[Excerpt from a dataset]
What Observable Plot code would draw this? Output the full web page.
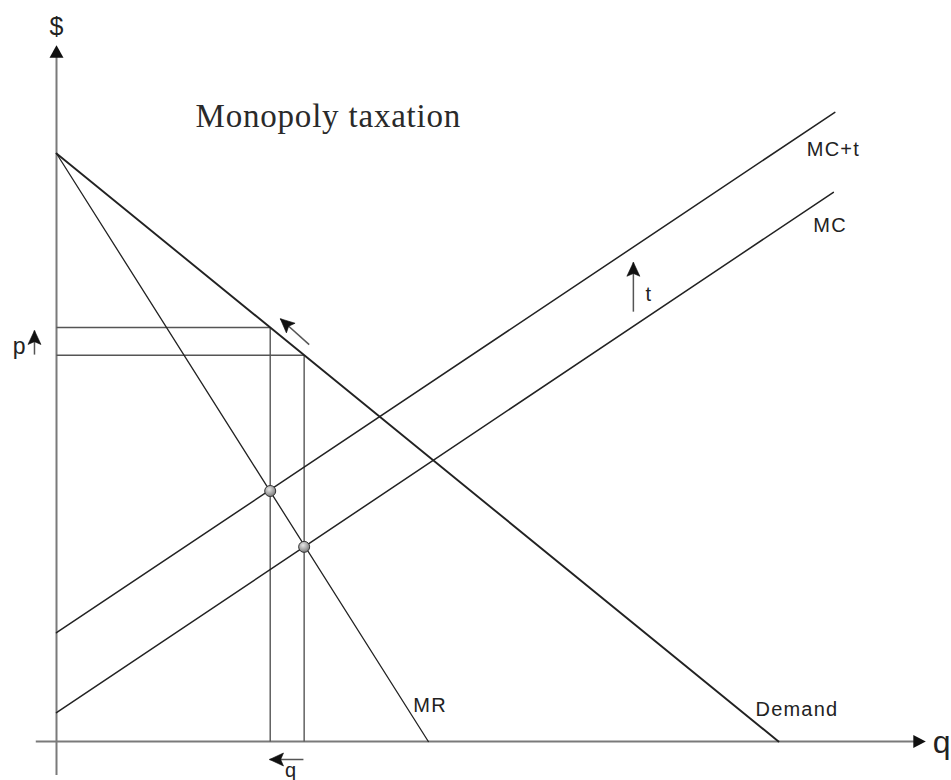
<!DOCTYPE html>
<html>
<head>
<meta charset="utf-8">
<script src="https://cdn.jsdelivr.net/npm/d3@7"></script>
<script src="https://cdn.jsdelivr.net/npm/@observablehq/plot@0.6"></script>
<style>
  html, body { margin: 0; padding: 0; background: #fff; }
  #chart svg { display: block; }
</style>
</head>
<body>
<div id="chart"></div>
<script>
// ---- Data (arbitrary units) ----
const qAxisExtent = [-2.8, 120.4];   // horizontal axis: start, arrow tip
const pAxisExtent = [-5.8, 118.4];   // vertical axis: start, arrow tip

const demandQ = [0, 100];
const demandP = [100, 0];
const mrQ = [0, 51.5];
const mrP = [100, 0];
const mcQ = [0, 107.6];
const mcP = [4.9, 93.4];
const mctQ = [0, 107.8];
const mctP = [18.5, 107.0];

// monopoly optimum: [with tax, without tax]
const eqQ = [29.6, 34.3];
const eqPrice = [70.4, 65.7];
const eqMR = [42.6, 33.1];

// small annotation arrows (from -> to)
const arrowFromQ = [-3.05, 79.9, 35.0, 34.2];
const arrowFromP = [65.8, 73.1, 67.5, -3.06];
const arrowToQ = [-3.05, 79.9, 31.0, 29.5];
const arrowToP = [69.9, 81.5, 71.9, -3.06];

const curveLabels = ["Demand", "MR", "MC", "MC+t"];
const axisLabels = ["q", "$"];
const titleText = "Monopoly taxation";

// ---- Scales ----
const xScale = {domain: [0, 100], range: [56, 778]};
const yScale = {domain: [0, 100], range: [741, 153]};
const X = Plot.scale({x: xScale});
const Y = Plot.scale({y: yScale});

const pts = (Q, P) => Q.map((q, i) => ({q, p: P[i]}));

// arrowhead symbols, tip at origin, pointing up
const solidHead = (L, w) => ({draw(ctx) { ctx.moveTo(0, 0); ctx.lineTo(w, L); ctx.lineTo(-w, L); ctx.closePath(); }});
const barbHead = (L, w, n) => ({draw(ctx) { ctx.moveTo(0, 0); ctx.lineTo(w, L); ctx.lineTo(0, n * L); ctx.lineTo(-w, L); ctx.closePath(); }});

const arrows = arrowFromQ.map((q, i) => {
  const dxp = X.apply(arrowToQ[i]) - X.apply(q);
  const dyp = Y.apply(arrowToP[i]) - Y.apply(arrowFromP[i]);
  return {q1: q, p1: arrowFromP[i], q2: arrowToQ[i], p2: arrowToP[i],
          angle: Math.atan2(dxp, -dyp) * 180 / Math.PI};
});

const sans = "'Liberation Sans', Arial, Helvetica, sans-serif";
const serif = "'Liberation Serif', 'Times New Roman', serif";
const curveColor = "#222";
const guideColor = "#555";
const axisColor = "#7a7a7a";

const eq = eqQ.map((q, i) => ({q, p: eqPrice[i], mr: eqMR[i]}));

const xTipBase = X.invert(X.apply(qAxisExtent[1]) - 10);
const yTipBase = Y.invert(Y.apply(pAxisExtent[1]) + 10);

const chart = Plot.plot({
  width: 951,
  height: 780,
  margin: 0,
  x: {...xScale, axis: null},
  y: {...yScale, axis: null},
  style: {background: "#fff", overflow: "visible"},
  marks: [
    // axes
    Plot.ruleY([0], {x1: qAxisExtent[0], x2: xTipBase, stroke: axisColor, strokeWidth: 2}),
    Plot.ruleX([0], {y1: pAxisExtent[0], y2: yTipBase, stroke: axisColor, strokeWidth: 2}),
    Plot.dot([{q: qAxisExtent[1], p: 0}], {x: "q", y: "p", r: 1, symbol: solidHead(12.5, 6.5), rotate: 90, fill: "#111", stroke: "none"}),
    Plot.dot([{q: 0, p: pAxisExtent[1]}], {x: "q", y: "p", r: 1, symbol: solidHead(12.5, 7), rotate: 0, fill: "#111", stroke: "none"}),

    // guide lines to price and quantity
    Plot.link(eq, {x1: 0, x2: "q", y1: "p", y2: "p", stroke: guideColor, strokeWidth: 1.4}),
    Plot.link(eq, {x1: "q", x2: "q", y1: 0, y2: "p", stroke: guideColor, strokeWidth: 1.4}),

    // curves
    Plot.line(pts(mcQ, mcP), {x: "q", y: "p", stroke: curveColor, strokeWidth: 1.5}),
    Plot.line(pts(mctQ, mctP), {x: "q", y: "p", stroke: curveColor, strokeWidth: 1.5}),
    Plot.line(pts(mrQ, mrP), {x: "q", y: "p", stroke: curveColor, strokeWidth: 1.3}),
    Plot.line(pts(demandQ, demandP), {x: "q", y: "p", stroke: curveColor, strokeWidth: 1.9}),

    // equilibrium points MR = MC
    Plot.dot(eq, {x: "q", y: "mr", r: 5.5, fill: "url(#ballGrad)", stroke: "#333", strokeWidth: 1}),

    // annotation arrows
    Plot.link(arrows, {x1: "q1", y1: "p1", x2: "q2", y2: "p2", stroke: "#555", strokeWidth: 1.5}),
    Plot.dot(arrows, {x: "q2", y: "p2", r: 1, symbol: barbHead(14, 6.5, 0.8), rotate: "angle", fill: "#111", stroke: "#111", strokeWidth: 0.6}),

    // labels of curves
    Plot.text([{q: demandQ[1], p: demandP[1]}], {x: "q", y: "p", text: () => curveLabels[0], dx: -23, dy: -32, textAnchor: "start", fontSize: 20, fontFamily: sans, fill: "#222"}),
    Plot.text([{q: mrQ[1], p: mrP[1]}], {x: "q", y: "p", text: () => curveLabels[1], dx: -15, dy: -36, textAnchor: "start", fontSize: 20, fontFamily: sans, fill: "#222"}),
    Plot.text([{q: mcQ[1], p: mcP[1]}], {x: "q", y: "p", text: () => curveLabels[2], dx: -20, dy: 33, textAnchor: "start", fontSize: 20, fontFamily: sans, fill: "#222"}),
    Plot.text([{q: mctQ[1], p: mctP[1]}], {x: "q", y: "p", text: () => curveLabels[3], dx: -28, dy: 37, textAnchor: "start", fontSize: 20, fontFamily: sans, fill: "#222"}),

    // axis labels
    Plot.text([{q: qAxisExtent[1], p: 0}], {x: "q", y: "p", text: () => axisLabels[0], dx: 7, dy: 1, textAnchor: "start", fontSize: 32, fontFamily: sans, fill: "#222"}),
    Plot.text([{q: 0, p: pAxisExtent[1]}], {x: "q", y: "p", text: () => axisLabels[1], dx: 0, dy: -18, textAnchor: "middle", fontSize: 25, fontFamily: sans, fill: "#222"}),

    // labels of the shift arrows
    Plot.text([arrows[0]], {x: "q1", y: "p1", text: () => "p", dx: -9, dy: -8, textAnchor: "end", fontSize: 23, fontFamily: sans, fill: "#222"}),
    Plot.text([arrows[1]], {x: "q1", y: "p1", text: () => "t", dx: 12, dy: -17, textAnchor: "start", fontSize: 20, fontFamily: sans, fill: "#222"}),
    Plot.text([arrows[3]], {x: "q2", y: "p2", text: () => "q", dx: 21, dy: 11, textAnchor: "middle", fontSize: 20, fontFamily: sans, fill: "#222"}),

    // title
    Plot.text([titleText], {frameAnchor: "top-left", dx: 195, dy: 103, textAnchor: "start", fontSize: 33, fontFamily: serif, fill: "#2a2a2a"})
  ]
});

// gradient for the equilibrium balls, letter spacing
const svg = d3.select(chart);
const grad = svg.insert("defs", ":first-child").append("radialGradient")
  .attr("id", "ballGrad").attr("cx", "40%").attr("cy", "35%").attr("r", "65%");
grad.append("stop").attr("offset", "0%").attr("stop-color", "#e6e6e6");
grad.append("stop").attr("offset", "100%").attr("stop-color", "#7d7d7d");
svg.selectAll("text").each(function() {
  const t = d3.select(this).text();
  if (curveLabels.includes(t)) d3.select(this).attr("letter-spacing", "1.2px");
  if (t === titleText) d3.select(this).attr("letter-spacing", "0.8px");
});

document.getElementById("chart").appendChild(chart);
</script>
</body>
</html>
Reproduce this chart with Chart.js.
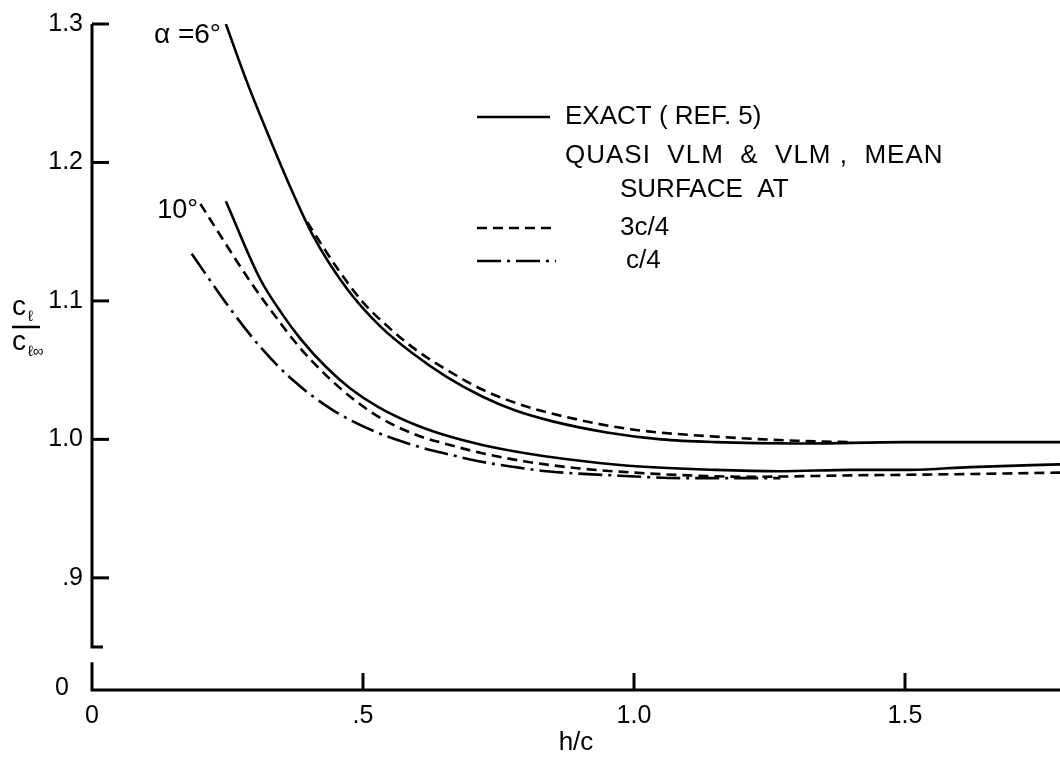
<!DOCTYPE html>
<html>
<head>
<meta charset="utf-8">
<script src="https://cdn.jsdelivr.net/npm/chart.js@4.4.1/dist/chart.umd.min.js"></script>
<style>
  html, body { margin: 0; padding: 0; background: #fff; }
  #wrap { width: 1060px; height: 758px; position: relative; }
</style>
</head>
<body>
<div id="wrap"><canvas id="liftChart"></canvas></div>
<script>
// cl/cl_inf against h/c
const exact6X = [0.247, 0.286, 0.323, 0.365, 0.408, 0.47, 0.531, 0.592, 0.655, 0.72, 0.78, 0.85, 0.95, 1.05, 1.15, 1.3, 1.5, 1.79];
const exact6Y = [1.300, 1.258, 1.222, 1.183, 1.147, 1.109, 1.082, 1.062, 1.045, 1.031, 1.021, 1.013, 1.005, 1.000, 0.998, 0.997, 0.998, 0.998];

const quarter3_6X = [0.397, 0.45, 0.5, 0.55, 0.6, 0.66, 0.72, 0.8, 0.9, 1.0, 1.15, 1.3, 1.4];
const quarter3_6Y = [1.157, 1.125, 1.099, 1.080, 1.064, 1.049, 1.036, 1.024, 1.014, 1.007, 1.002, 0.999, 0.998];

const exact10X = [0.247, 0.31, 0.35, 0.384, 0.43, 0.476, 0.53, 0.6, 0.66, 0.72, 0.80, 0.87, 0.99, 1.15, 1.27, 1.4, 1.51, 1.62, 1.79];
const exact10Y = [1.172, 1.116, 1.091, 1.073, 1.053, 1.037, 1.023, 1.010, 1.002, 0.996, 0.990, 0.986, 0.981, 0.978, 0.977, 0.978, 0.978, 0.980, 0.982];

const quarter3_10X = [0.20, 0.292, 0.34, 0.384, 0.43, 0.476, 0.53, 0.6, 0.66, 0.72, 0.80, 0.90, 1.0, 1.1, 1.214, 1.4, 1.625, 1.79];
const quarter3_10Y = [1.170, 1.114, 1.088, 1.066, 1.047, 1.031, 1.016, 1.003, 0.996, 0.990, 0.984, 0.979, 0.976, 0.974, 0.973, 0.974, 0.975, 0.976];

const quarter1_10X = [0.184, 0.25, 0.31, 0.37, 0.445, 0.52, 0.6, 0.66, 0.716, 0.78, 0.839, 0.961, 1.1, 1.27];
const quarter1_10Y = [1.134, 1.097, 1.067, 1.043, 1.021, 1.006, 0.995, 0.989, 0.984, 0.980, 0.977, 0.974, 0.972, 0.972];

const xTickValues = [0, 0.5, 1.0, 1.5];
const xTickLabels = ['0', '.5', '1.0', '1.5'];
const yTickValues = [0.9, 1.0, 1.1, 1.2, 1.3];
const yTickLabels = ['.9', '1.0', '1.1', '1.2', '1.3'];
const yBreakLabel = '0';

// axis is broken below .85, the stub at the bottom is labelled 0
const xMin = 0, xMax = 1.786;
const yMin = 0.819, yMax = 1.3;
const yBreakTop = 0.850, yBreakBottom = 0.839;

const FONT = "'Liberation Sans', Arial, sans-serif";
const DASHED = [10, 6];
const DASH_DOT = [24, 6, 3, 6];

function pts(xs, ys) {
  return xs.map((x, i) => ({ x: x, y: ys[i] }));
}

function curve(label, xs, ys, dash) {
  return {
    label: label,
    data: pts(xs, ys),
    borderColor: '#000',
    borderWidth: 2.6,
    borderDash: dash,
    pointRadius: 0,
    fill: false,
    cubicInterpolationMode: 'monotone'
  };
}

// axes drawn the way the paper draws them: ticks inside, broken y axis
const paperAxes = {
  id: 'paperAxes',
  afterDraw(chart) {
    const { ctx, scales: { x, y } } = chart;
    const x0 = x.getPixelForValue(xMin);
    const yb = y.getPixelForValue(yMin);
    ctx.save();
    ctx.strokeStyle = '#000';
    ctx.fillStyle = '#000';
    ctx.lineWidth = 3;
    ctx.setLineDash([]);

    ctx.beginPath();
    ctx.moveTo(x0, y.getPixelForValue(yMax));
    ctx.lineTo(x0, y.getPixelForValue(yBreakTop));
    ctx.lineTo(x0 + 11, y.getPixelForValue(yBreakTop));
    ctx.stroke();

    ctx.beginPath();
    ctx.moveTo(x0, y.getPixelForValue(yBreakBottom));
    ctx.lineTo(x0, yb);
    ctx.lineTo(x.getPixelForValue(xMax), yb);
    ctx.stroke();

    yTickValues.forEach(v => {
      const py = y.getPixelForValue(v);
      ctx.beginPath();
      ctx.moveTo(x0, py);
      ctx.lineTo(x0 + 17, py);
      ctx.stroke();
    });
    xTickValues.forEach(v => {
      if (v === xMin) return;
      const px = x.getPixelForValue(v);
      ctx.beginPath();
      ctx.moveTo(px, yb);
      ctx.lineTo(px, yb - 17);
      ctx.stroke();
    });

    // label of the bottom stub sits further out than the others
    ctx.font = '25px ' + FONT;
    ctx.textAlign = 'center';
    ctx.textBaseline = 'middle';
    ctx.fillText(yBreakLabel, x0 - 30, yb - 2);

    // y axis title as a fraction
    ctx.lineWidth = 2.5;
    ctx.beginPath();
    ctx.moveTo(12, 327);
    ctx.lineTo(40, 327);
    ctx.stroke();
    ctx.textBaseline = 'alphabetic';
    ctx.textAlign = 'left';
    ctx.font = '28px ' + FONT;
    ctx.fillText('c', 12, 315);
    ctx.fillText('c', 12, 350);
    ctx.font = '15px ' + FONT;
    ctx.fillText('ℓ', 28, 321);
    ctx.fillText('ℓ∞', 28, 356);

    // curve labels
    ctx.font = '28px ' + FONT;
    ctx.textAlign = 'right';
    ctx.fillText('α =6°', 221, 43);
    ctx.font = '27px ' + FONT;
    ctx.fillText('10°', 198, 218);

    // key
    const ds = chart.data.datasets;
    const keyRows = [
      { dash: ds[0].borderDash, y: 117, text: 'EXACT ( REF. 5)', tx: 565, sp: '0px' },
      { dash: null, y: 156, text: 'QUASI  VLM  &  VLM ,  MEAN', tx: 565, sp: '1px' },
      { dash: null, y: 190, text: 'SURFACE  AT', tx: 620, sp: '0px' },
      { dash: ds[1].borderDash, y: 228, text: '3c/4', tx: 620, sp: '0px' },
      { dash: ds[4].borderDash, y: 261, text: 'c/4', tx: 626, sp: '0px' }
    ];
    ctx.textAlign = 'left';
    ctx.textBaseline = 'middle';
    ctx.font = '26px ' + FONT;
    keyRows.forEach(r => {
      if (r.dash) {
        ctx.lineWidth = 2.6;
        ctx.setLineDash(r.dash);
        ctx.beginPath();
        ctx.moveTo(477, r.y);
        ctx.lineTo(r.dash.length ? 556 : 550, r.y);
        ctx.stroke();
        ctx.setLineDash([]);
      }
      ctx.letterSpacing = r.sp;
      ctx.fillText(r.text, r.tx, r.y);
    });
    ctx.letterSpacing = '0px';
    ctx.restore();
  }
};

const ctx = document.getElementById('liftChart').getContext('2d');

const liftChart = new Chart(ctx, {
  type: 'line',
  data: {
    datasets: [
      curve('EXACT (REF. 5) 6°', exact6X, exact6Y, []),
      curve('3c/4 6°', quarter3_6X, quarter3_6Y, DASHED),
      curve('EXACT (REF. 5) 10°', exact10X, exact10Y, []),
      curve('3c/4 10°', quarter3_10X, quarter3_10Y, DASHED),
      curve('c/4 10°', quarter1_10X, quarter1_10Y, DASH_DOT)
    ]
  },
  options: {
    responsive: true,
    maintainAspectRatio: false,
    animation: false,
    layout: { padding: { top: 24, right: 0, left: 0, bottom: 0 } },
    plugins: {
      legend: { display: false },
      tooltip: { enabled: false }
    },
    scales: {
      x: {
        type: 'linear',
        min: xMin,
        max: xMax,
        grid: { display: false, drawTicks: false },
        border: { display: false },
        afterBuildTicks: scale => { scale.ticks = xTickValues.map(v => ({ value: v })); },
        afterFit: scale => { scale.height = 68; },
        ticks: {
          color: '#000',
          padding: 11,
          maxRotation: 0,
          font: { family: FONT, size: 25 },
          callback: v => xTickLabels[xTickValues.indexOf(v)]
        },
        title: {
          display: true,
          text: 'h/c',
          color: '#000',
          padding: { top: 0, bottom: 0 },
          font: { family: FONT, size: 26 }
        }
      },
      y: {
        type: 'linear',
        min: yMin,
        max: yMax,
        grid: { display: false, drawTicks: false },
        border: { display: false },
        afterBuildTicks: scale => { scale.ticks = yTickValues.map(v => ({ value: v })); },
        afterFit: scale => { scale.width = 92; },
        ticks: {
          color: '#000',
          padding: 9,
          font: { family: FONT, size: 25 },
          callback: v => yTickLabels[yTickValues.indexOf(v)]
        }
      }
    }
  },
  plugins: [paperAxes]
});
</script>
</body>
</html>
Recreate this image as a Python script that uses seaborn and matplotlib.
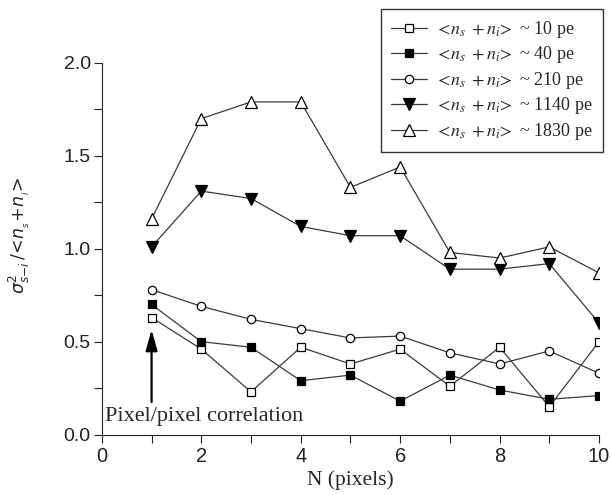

Work required »
Reproduce the data above exactly, but only from the line containing "Reproduce this chart with Chart.js." through the line containing "const yBreakLabel = '0';"; skip the pictures.

Solution for this exercise »
Reproduce this chart with Chart.js.
<!DOCTYPE html>
<html>
<head>
<meta charset="utf-8">
<script src="https://cdn.jsdelivr.net/npm/chart.js@4.4.1/dist/chart.umd.min.js"></script>
<style>
  html, body { margin: 0; padding: 0; background: #fff; }
  #wrap { width: 1060px; height: 758px; position: relative; }
</style>
</head>
<body>
<div id="wrap"><canvas id="liftChart"></canvas></div>
<script>
// cl/cl_inf against h/c
const exact6X = [0.247, 0.286, 0.323, 0.365, 0.408, 0.47, 0.531, 0.592, 0.655, 0.72, 0.78, 0.85, 0.95, 1.05, 1.15, 1.3, 1.5, 1.79];
const exact6Y = [1.300, 1.258, 1.222, 1.183, 1.147, 1.109, 1.082, 1.062, 1.045, 1.031, 1.021, 1.013, 1.005, 1.000, 0.998, 0.997, 0.998, 0.998];

const quarter3_6X = [0.397, 0.45, 0.5, 0.55, 0.6, 0.66, 0.72, 0.8, 0.9, 1.0, 1.15, 1.3, 1.4];
const quarter3_6Y = [1.157, 1.125, 1.099, 1.080, 1.064, 1.049, 1.036, 1.024, 1.014, 1.007, 1.002, 0.999, 0.998];

const exact10X = [0.247, 0.31, 0.35, 0.384, 0.43, 0.476, 0.53, 0.6, 0.66, 0.72, 0.80, 0.87, 0.99, 1.15, 1.27, 1.4, 1.51, 1.62, 1.79];
const exact10Y = [1.172, 1.116, 1.091, 1.073, 1.053, 1.037, 1.023, 1.010, 1.002, 0.996, 0.990, 0.986, 0.981, 0.978, 0.977, 0.978, 0.978, 0.980, 0.982];

const quarter3_10X = [0.20, 0.292, 0.34, 0.384, 0.43, 0.476, 0.53, 0.6, 0.66, 0.72, 0.80, 0.90, 1.0, 1.1, 1.214, 1.4, 1.625, 1.79];
const quarter3_10Y = [1.170, 1.114, 1.088, 1.066, 1.047, 1.031, 1.016, 1.003, 0.996, 0.990, 0.984, 0.979, 0.976, 0.974, 0.973, 0.974, 0.975, 0.976];

const quarter1_10X = [0.184, 0.25, 0.31, 0.37, 0.445, 0.52, 0.6, 0.66, 0.716, 0.78, 0.839, 0.961, 1.1, 1.27];
const quarter1_10Y = [1.134, 1.097, 1.067, 1.043, 1.021, 1.006, 0.995, 0.989, 0.984, 0.980, 0.977, 0.974, 0.972, 0.972];

const xTickValues = [0, 0.5, 1.0, 1.5];
const xTickLabels = ['0', '.5', '1.0', '1.5'];
const yTickValues = [0.9, 1.0, 1.1, 1.2, 1.3];
const yTickLabels = ['.9', '1.0', '1.1', '1.2', '1.3'];
const yBreakLabel = '0';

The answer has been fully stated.